Apr 23, 2002 16:57
Well I slipped up on my diet yesterday, but I am doing better today. My day sucked however, my Mom and I have been fighting a lot. She tells me I have an attitude, when it's the other way around. I only have an attitude because she walks on in and bitches about something, and expects me to stay calm. I feel like she thinks I am nothing. Like I am too stupid to understand anything. She acts like I can't be tired, or in pain, or sick, because I am 16 and "I don't know what being sick is". Oh, but SHE does. How fair is that.
I just need a break from everything. I need a chance to clear my head and regain control. But that break won't come until school gets out, and that's about 7 weeks away. Well, 6 1/2 if you wanna get technical. But I really need that break. School is getting on my damn nerves. My parents arew driving me insane. I want to sleep in for once. I'd like to not have to worry about anything. I need that sort of break.

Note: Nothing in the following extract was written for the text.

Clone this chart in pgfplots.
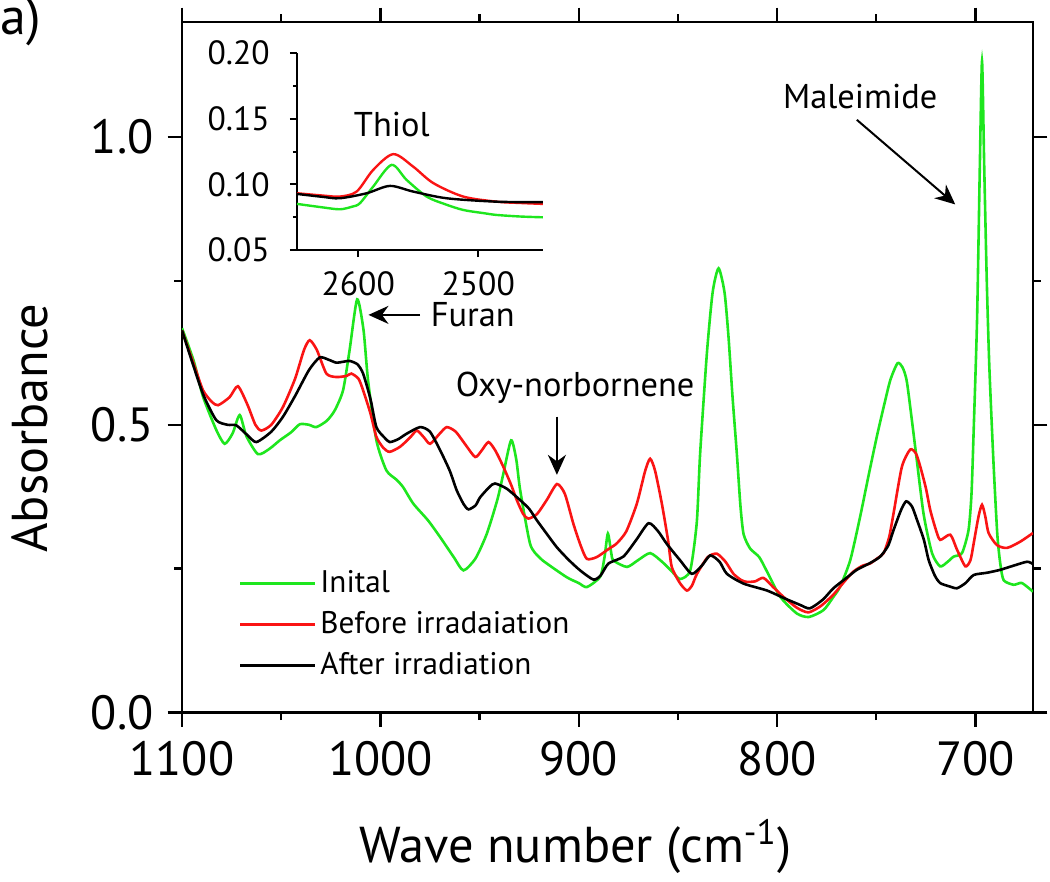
\documentclass[border=0pt]{standalone}
\usepackage{pgfplots}
\pgfplotsset{compat=1.18}
\usepackage{fontspec}
\setmainfont{PT Sans}
\usetikzlibrary{arrows.meta}
\definecolor{cgreen}{RGB}{30,230,30}
\definecolor{cred}{RGB}{250,20,20}
\begin{document}
\begin{tikzpicture}
\begin{axis}[
 at={(0pt,0pt)}, anchor=south west,
 scale only axis, width=212.75pt, height=172.625pt,
 xmin=671, xmax=1100, x dir=reverse,
 ymin=0, ymax=1.2,
 xtick={700,800,900,1000,1100},
 minor xtick={750,850,950,1050},
 ytick={0,0.5,1},
 minor ytick={0.25,0.75},
 tick align=outside,
 major tick length=3.6pt, minor tick length=1.9pt,
 axis line style={line width=0.6pt},
 every tick/.style={line width=0.6pt, black},
 /pgf/number format/assume math mode=true,
 xticklabel style={font=\fontsize{12}{14}\selectfont, /pgf/number format/1000 sep={}},
 yticklabel style={font=\fontsize{12}{14}\selectfont, /pgf/number format/.cd, fixed, fixed zerofill, precision=1},
 xlabel={Wave number (cm\textsuperscript{-1})},
 ylabel={Absorbance},
 label style={font=\fontsize{12.6}{15}\selectfont},
 xlabel style={at={(axis description cs:0.463,-0.2166)}, anchor=base},
 ylabel style={at={(axis description cs:-0.1575,0.412)}, anchor=base},
 legend style={at={(axis description cs:0.0658,0.2155)}, anchor=north west, draw=none, fill=none,
   inner sep=0pt, font=\fontsize{7.8}{9}\selectfont, row sep=0.6pt,
   nodes={inner sep=1pt, text height=6pt, text depth=1.6pt}},
 legend cell align=left,
 legend image code/.code={\draw[#1] (0pt,0pt) -- (18.75pt,0pt);},
 every axis plot/.append style={line width=0.65pt, smooth, tension=0.4},
]
\addplot[cgreen] coordinates {
(1100,0.668) (1094,0.610) (1089.4,0.549) (1082.7,0.491) (1078.5,0.467) (1074.5,0.485)
(1070.9,0.517) (1067.5,0.480) (1061.7,0.449) (1056,0.458) (1050.7,0.473) (1045,0.487)
(1040.6,0.501) (1036,0.500) (1032.3,0.496) (1027,0.507) (1023.0,0.525) (1018.8,0.56)
(1015.5,0.63) (1011.7,0.718) (1008.5,0.665) (1006.2,0.577) (1002.0,0.473) (997.0,0.421)
(992,0.405) (988.6,0.392) (983.4,0.363) (976,0.334) (969.9,0.305) (963,0.270) (958.1,0.247)
(952,0.268) (946.3,0.311) (941,0.370) (938.0,0.415) (934.1,0.473) (931.5,0.44) (929.5,0.386)
(924.5,0.293) (920,0.270) (916.1,0.259) (906.0,0.235) (900,0.225) (895.9,0.218) (889.2,0.236)
(887,0.270) (885.3,0.311) (883.5,0.275) (882.5,0.264) (875.7,0.253) (870,0.265) (864.0,0.277)
(858,0.262) (853,0.245) (848.9,0.232) (843.8,0.247) (840.5,0.33) (838.8,0.45) (835.4,0.624)
(832.5,0.73) (829.5,0.772) (826.5,0.73) (824.5,0.653) (822.5,0.55) (820.3,0.45) (818.5,0.36)
(816.9,0.31) (813.6,0.285) (809,0.27) (805.1,0.245) (798.4,0.201) (790.0,0.172) (784,0.166)
(776.6,0.178) (771.6,0.201) (768.2,0.219) (763.1,0.265) (758.1,0.341) (754,0.41) (749.7,0.480)
(746,0.535) (742.9,0.578) (739.3,0.607) (736.8,0.600) (734.5,0.573) (730.4,0.462) (726.2,0.346)
(721.9,0.277) (717.8,0.254) (714,0.262) (711.0,0.271) (706.8,0.277) (703.5,0.317) (702,0.38)
(700.9,0.491) (699.2,0.683) (697.8,0.95) (696.7,1.132) (695.6,0.95) (694.3,0.75) (693.0,0.60)
(690.9,0.433) (689,0.31) (687.5,0.259) (685.8,0.230) (680.8,0.222) (676.6,0.225) (671,0.210)
};
\addlegendentry{Inital}
\addplot[cred] coordinates {
(1100,0.664) (1094,0.605) (1089.4,0.56) (1085,0.540) (1081.8,0.534) (1076,0.548) (1071.8,0.567)
(1067,0.535) (1063,0.500) (1060.0,0.490) (1055,0.500) (1049.1,0.531) (1043,0.580) (1038.5,0.630)
(1035.6,0.647) (1032,0.630) (1027.2,0.589) (1022.2,0.583) (1017,0.585) (1014.6,0.589) (1011,0.580)
(1008.7,0.56) (1005,0.52) (1002.0,0.479) (998.5,0.460) (995.3,0.453) (990,0.462) (985,0.478)
(981.6,0.49) (978,0.478) (974.9,0.467) (970,0.485) (966.5,0.496) (962,0.488) (957,0.465)
(952.2,0.444) (949,0.455) (945.5,0.470) (942,0.455) (938.0,0.427) (934,0.395) (931.2,0.369)
(928,0.345) (925.4,0.337) (921,0.345) (916,0.370) (911.0,0.397) (907,0.380) (902.7,0.328)
(899,0.290) (895.9,0.267) (891,0.270) (885.0,0.284) (880.8,0.294) (876,0.315) (870.7,0.363)
(866.5,0.420) (864.0,0.441) (861.5,0.420) (858.1,0.363) (855,0.300) (853.1,0.253) (849,0.225)
(845.5,0.212) (843,0.220) (840.4,0.241) (835,0.270) (830.4,0.276) (826,0.262) (822.0,0.241)
(818,0.230) (815.2,0.227) (811,0.228) (806.9,0.234) (802,0.218) (796.8,0.201) (790,0.182)
(784.2,0.174) (778,0.185) (771.6,0.205) (766,0.228) (761.5,0.245) (757,0.255) (753.1,0.259)
(749.5,0.268) (746.3,0.277) (743.5,0.305) (741.3,0.346) (737.1,0.427) (732.9,0.457) (730,0.450)
(727.8,0.427) (725,0.39) (722.8,0.352) (720,0.318) (717.8,0.300) (712.7,0.309) (709.3,0.283)
(705.1,0.254) (702.5,0.265) (700.9,0.294) (698.5,0.340) (696.7,0.361) (695,0.340) (693.4,0.312)
(689.2,0.291) (684.1,0.286) (677.4,0.297) (671,0.312)
};
\addlegendentry{Before irradaiation}
\addplot[black] coordinates {
(1100,0.664) (1094,0.600) (1089,0.550) (1082.7,0.508) (1077,0.500) (1072.6,0.499) (1067,0.482)
(1062.5,0.470) (1055,0.488) (1049.1,0.514) (1043,0.550) (1036,0.595) (1030.6,0.617) (1026,0.613)
(1022.2,0.608) (1018,0.610) (1015.4,0.611) (1011.5,0.605) (1008.7,0.589) (1005,0.545) (1002.0,0.496)
(998,0.478) (995.3,0.470) (991,0.475) (987,0.484) (980.0,0.496) (975,0.488) (969.9,0.456)
(965,0.420) (961.5,0.386) (958,0.362) (955.6,0.353) (952,0.360) (949.7,0.374) (945,0.392)
(942.2,0.398) (936.3,0.389) (929.5,0.369) (925,0.354) (921.1,0.334) (916,0.310) (911.0,0.287)
(905,0.265) (899.3,0.247) (892.6,0.231) (889,0.238) (885.0,0.259) (877.5,0.271) (871,0.300)
(864.8,0.329) (860,0.315) (855.6,0.293) (849,0.265) (843.0,0.241) (838,0.255) (833.7,0.273)
(829,0.262) (825.3,0.241) (816.9,0.224) (805.1,0.212) (796,0.198) (788.4,0.187) (783.5,0.181)
(777,0.196) (771.6,0.216) (765,0.234) (759.8,0.248) (753,0.260) (748.0,0.271) (744,0.290)
(741.3,0.317) (737.5,0.352) (734.9,0.367) (732,0.358) (729.5,0.335) (726,0.300) (723.6,0.265)
(720.5,0.238) (717.8,0.225) (713,0.219) (709.3,0.216) (705,0.225) (700.9,0.239) (694,0.243)
(687.5,0.248) (681,0.255) (674.0,0.262) (671,0.258)
};
\addlegendentry{After irradiation}
% annotations
\draw[-{Stealth[length=5pt,width=4.5pt]}, line width=0.5pt] (axis cs:980,0.691) -- (axis cs:1006,0.691);
\node[anchor=west, inner sep=0pt, font=\fontsize{8.6}{10}\selectfont] at (axis cs:975,0.691) {Furan};
\node[anchor=base, inner sep=0pt, font=\fontsize{8.6}{10}\selectfont] at (axis cs:901.8,0.549) {Oxy-norbornene};
\draw[-{Stealth[length=5pt,width=4.5pt]}, line width=0.5pt] (axis cs:911,0.514) -- (axis cs:911,0.413);
\node[anchor=base, inner sep=0pt, font=\fontsize{8.6}{10}\selectfont] at (axis cs:758.1,1.0496) {Maleimide};
\draw[-{Stealth[length=5pt,width=4.5pt]}, line width=0.5pt] (axis cs:759.8,1.030) -- (axis cs:710.2,0.883);
\end{axis}
\begin{axis}[
 at={(28.75pt,115.625pt)}, anchor=south west,
 scale only axis, width=61.5pt, height=49.25pt,
 xmin=2446, xmax=2651, x dir=reverse,
 ymin=0.05, ymax=0.20,
 axis x line=bottom, axis y line=left,
 axis line style={-, line width=0.5pt},
 x axis line style={-}, y axis line style={-},
 tick align=outside,
 xtick={2500,2600}, ytick={0.05,0.10,0.15,0.20},
 minor ytick={0.075,0.125,0.175},
 major tick length=1.8pt, minor tick length=1pt,
 every tick/.style={line width=0.5pt, black},
 /pgf/number format/assume math mode=true,
 xticklabel style={font=\fontsize{8.4}{10}\selectfont, /pgf/number format/1000 sep={}},
 yticklabel style={font=\fontsize{8.4}{10}\selectfont, xshift=-1.5pt, /pgf/number format/.cd, fixed, fixed zerofill, precision=2},
 every axis plot/.append style={line width=0.6pt, smooth, tension=0.5},
]
\addplot[cgreen] coordinates {
(2651,0.0851) (2630,0.0825) (2615.3,0.081) (2605,0.0830) (2598.6,0.0856) (2587.5,0.0983)
(2572.2,0.1148) (2559.7,0.1034) (2543,0.0907) (2528,0.0850) (2512.5,0.0805) (2495,0.0780)
(2484.7,0.0767) (2465,0.0755) (2446,0.0749)
};
\addplot[cred] coordinates {
(2651,0.0932) (2630,0.0915) (2615.3,0.0907) (2601.3,0.0945) (2587.5,0.111) (2570.8,0.123)
(2554.2,0.1135) (2537.5,0.101) (2512.5,0.0907) (2484.7,0.0868) (2465,0.0858) (2446,0.0851)
};
\addplot[black] coordinates {
(2651,0.0927) (2630,0.0905) (2615.3,0.0894) (2593,0.0932) (2573.6,0.0988) (2554.2,0.0945)
(2526.3,0.0894) (2484.7,0.0868) (2446,0.0864)
};
\node[anchor=base, inner sep=0pt, font=\fontsize{8.6}{10}\selectfont] at (axis cs:2572,0.1362) {Thiol};
\end{axis}
\node[anchor=base west, inner sep=0pt, font=\fontsize{13}{15}\selectfont] at (-45.5pt,169.4pt) {a)};
\pgfresetboundingbox
\path[use as bounding box] (-45.5pt,-42.125pt) rectangle (217pt,178.125pt);
\end{tikzpicture}
\end{document}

My school starts at 7, and I have to get up at 5 AM to get ready. I leave at 6:30, and I shower, get ready, and eat breakfast. I'm mad because I am not fully awake until 9 AM, and by then I am starting 3rd period. Sometimes by then I'm not even fully awake. Next year, though, school will start at 8 for me. That will be much better.
So that's it. Complaining isn't making me feel any better, so I am gunna sleep as a form of venting. Perhaps when I wake things will be better.